The United States should stop focusing on preserving its own hegemony in the Indo-Pacific. It should focus instead on how to preclude the hostile hegemony of another great power – say, China – or a combination of great powers – say, China and Russia. And it should seek to minimize the costs to itself of precluding such a challenge. To this end, it should step back from primacy and encourage the countries of the region to assume responsibility for sustaining their own sovereignty and independence against potential challenges, while offering appropriate backing to them.
To this end, the United States should establish consultative arrangements to ensure that its policies and programs are based on the threat perceptions and support needs of the region’s countries, rather than on approaches made in America alone. If backed by the United States, Indo-Pacific countries clearly have both the determination and the strength to preserve and protect their own national interests. It is entirely reasonable for the United States to ask them to do so.

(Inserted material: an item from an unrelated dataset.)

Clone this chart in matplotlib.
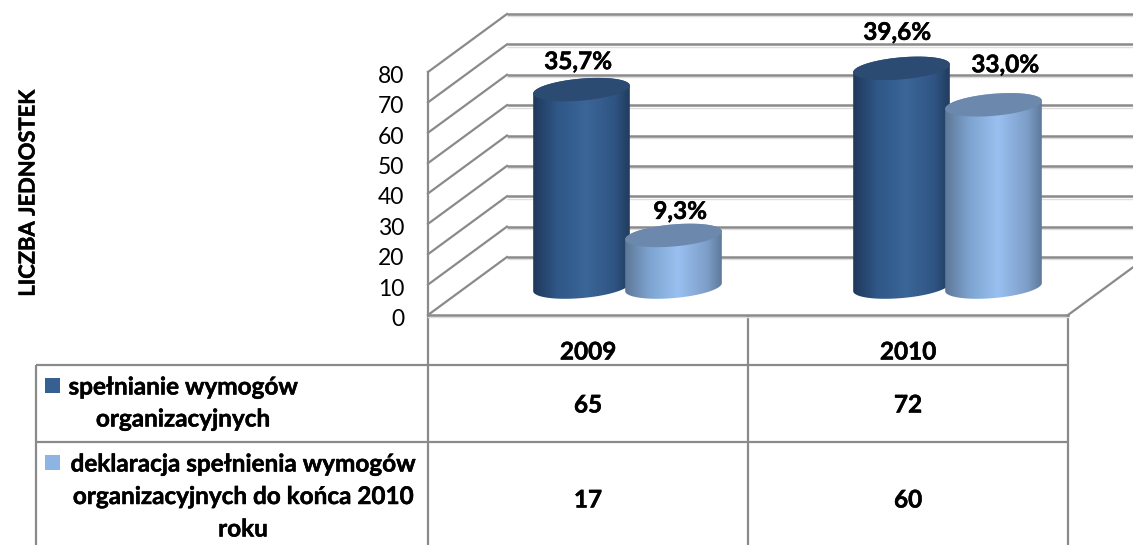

Fifty-one years ago, in Guam, President Richard Nixon prescribed three principles for future U.S. policy in the Indo-Pacific[2]:
- First, the United States will keep all its treaty commitments.
- Second, we shall provide a shield if a nuclear power threatens the freedom of a nation allied with us or of a nation whose survival we consider vital to our security.
- Third, in cases involving other types of aggression, we shall furnish military and economic assistance when requested in accordance with our treaty commitments. But we shall look to the nation directly threatened to assume the primary responsibility of providing the manpower for its defense.
The nations of the Indo-Pacific are far more capable today than they were in 1969 of meeting the challenges of their own self-defense. This is, in large measure, a success of past U.S. policies. America should acknowledge this and act accordingly. It is time to implement Nixon’s vision.
[1] In practice, U.S. defense spending reflects domestic political priorities rather than a response to threat analyses. This makes it impossible to attribute military investments and outlays to any particular threat or region.